• GIVEN EXERCISE
From the listing below, output the lines between the one with "Output the component" and the one with "import * as", including those two, and nothing else. Pictures are not copied.

(Dataset rows)
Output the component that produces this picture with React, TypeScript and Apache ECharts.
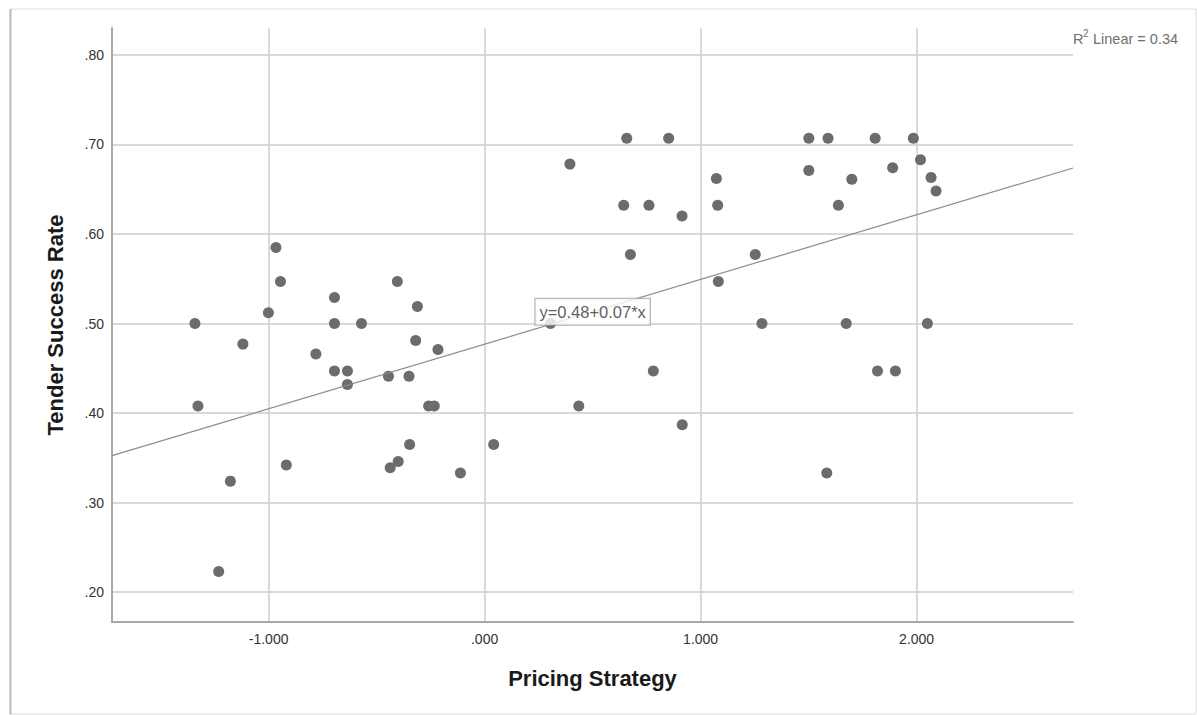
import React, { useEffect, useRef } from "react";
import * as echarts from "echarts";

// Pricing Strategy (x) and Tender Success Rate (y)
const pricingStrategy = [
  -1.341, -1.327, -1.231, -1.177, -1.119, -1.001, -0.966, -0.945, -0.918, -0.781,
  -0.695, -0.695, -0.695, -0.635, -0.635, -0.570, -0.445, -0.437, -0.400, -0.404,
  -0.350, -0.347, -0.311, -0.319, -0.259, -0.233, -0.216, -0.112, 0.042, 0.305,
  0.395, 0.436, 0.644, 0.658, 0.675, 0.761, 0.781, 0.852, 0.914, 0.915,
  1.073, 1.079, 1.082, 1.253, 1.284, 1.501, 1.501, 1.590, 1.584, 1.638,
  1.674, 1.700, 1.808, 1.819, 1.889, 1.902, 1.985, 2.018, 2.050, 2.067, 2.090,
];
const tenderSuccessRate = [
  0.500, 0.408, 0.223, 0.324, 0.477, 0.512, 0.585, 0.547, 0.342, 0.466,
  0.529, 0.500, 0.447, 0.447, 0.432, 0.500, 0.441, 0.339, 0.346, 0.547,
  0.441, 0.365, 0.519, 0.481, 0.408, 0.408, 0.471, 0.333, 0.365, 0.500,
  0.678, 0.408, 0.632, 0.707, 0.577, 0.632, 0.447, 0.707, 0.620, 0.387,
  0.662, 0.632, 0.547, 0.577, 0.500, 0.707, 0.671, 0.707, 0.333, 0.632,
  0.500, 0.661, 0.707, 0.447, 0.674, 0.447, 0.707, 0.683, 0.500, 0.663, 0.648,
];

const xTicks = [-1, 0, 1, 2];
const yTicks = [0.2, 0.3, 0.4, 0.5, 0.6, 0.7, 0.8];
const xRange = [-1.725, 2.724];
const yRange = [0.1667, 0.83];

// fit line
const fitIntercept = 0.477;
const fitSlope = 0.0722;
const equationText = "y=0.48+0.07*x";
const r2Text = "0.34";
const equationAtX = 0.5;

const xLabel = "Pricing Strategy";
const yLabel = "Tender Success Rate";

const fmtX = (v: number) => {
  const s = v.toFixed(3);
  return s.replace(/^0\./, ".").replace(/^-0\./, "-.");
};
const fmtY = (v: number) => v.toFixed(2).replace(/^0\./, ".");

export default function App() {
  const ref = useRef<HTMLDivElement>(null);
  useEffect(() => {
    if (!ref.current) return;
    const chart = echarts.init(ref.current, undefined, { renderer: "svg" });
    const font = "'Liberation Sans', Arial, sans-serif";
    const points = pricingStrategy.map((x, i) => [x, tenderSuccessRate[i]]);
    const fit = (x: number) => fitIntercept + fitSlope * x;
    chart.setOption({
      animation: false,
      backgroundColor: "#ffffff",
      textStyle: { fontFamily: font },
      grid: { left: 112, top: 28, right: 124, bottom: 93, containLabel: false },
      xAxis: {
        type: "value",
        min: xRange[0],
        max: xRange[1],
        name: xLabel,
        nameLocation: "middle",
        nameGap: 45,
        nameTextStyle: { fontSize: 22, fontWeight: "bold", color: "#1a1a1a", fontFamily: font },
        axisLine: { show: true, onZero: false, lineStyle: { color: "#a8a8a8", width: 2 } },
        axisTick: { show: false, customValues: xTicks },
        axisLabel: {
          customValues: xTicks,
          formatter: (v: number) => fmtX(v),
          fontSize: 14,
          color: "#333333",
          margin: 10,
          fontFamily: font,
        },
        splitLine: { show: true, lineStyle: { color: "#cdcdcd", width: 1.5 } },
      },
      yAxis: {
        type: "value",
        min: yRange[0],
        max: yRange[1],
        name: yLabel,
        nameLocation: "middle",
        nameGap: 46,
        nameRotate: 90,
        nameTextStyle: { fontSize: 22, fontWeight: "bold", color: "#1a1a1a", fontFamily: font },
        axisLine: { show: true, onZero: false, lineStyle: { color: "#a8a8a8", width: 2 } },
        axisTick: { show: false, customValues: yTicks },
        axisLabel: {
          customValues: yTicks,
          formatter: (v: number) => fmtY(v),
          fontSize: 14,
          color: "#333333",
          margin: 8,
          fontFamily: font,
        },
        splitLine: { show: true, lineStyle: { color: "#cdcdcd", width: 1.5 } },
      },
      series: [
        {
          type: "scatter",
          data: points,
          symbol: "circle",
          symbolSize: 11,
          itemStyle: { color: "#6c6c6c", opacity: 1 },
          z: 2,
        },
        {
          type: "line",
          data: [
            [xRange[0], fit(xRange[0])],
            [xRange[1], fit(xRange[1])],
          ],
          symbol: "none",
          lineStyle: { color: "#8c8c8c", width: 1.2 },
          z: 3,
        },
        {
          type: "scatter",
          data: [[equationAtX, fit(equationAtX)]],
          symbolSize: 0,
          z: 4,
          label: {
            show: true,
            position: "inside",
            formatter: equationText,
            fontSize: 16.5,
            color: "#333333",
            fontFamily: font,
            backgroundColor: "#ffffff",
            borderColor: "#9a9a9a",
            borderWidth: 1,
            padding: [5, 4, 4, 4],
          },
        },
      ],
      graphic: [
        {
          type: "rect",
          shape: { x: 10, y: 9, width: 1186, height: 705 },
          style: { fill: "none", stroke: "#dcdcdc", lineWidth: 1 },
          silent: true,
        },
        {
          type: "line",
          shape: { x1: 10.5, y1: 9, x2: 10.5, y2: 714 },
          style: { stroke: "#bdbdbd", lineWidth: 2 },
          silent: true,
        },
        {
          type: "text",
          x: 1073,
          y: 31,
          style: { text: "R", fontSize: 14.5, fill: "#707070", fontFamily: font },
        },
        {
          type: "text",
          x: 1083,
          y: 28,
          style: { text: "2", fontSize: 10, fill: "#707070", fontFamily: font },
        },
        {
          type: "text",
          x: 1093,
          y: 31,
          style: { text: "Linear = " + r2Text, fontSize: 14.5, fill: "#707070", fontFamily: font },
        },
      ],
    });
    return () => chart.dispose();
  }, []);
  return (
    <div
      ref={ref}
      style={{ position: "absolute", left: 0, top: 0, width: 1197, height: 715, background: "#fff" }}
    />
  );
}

==

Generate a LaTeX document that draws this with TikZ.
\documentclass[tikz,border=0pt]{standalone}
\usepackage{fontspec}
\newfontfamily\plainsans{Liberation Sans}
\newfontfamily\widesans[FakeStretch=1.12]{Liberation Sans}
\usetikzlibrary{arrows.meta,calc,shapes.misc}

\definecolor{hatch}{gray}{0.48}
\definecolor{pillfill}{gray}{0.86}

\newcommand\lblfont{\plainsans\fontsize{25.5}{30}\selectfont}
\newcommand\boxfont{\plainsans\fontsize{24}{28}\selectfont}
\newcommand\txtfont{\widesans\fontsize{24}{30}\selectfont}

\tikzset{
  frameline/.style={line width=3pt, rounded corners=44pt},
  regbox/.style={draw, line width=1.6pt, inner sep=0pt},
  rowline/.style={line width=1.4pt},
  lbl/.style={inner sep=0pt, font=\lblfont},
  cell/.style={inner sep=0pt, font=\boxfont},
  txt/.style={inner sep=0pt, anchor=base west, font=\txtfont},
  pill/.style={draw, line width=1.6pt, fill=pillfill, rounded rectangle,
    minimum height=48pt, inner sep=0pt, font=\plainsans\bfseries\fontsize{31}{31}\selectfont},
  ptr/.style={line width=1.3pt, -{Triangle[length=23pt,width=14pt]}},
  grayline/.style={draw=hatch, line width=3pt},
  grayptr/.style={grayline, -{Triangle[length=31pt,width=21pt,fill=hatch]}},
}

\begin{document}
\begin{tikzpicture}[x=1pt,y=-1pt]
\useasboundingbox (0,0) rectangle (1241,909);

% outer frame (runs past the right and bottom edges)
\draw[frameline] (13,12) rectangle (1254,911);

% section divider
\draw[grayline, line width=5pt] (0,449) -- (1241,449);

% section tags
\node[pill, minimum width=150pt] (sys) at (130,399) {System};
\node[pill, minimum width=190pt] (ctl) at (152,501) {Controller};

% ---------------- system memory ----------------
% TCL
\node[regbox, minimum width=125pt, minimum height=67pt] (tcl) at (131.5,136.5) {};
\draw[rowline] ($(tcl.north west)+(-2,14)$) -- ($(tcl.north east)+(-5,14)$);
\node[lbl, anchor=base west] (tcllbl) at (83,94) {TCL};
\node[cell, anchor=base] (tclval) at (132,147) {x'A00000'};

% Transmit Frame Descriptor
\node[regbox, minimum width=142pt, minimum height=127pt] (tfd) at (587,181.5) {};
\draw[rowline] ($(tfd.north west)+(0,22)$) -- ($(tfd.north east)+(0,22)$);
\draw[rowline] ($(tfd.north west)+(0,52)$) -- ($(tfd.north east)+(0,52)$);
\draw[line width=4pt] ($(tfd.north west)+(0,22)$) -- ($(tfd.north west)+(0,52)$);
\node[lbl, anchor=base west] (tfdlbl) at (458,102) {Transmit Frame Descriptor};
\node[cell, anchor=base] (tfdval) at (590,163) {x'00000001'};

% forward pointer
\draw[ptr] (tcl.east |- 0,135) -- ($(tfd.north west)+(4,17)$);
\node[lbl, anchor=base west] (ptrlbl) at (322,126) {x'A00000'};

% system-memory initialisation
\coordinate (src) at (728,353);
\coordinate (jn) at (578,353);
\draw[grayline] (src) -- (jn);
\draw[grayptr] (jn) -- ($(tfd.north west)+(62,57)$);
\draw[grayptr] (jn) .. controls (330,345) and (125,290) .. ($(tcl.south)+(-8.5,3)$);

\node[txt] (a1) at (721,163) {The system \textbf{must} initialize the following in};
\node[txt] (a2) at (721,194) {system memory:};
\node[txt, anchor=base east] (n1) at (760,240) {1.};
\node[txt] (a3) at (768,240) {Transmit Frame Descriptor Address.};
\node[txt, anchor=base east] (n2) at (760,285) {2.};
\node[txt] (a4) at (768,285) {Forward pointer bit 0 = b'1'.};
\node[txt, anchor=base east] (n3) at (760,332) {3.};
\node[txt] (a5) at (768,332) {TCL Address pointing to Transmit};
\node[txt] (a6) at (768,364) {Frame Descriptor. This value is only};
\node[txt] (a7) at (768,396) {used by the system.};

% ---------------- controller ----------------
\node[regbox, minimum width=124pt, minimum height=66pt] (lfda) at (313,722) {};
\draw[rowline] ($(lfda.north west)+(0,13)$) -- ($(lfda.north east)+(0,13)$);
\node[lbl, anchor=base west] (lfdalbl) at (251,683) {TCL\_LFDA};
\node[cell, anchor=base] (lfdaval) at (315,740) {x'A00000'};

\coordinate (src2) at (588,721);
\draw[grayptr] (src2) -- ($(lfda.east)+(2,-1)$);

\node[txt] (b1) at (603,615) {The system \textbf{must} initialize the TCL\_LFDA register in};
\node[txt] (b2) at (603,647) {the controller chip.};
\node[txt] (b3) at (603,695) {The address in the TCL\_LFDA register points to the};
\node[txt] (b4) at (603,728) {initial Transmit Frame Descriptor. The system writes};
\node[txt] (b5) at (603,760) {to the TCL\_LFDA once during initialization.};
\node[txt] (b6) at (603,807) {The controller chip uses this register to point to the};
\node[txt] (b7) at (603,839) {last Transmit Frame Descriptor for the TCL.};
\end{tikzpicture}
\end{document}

==

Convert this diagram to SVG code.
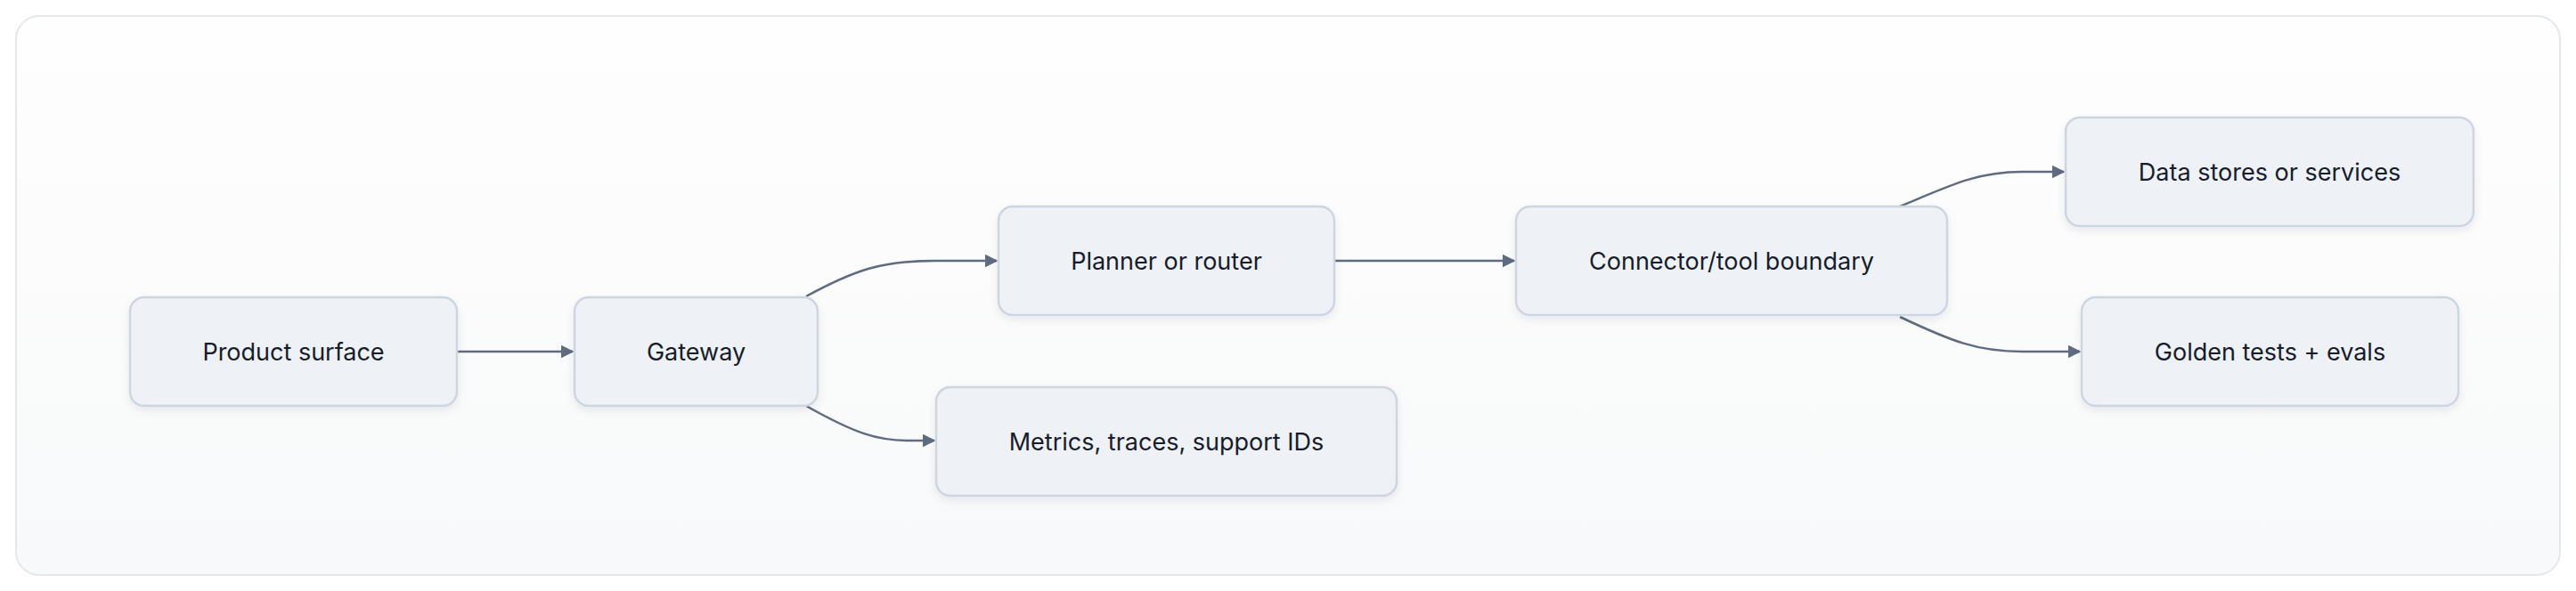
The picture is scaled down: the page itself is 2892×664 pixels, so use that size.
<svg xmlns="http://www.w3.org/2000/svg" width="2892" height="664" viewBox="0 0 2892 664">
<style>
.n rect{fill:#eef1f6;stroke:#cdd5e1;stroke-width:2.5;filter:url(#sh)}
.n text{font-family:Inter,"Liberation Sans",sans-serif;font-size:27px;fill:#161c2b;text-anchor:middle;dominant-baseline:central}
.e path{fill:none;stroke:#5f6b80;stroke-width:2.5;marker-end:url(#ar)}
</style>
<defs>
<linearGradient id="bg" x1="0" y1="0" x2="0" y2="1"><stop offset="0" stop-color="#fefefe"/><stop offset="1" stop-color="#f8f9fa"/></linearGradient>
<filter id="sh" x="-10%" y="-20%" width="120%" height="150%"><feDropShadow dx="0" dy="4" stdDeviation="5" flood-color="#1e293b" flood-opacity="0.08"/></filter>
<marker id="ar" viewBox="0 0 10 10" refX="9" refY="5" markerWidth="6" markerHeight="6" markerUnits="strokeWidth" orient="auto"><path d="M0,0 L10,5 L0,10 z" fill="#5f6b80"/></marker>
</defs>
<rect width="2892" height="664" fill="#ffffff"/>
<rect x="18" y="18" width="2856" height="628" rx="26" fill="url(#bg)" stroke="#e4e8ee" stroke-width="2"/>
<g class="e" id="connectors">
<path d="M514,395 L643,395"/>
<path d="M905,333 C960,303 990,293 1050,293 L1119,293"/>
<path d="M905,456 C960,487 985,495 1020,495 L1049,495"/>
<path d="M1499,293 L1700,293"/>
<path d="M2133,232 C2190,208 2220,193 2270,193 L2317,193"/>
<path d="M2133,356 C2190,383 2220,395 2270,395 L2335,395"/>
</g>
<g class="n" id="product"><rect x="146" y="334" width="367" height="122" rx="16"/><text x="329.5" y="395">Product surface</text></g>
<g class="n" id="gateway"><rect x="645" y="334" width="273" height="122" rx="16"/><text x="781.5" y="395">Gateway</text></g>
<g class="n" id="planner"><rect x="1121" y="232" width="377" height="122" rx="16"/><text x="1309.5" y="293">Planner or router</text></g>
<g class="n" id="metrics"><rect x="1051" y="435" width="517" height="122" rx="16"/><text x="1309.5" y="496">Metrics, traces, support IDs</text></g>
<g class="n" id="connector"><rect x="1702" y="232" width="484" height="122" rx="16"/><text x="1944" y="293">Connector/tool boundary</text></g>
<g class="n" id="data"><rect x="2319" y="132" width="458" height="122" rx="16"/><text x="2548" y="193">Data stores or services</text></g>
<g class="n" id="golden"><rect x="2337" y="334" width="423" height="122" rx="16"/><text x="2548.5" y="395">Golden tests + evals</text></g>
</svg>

• TASK RESPONSE
Output the component that produces this picture with React, TypeScript and Apache ECharts.
import React, { useEffect, useRef } from "react";
import * as echarts from "echarts";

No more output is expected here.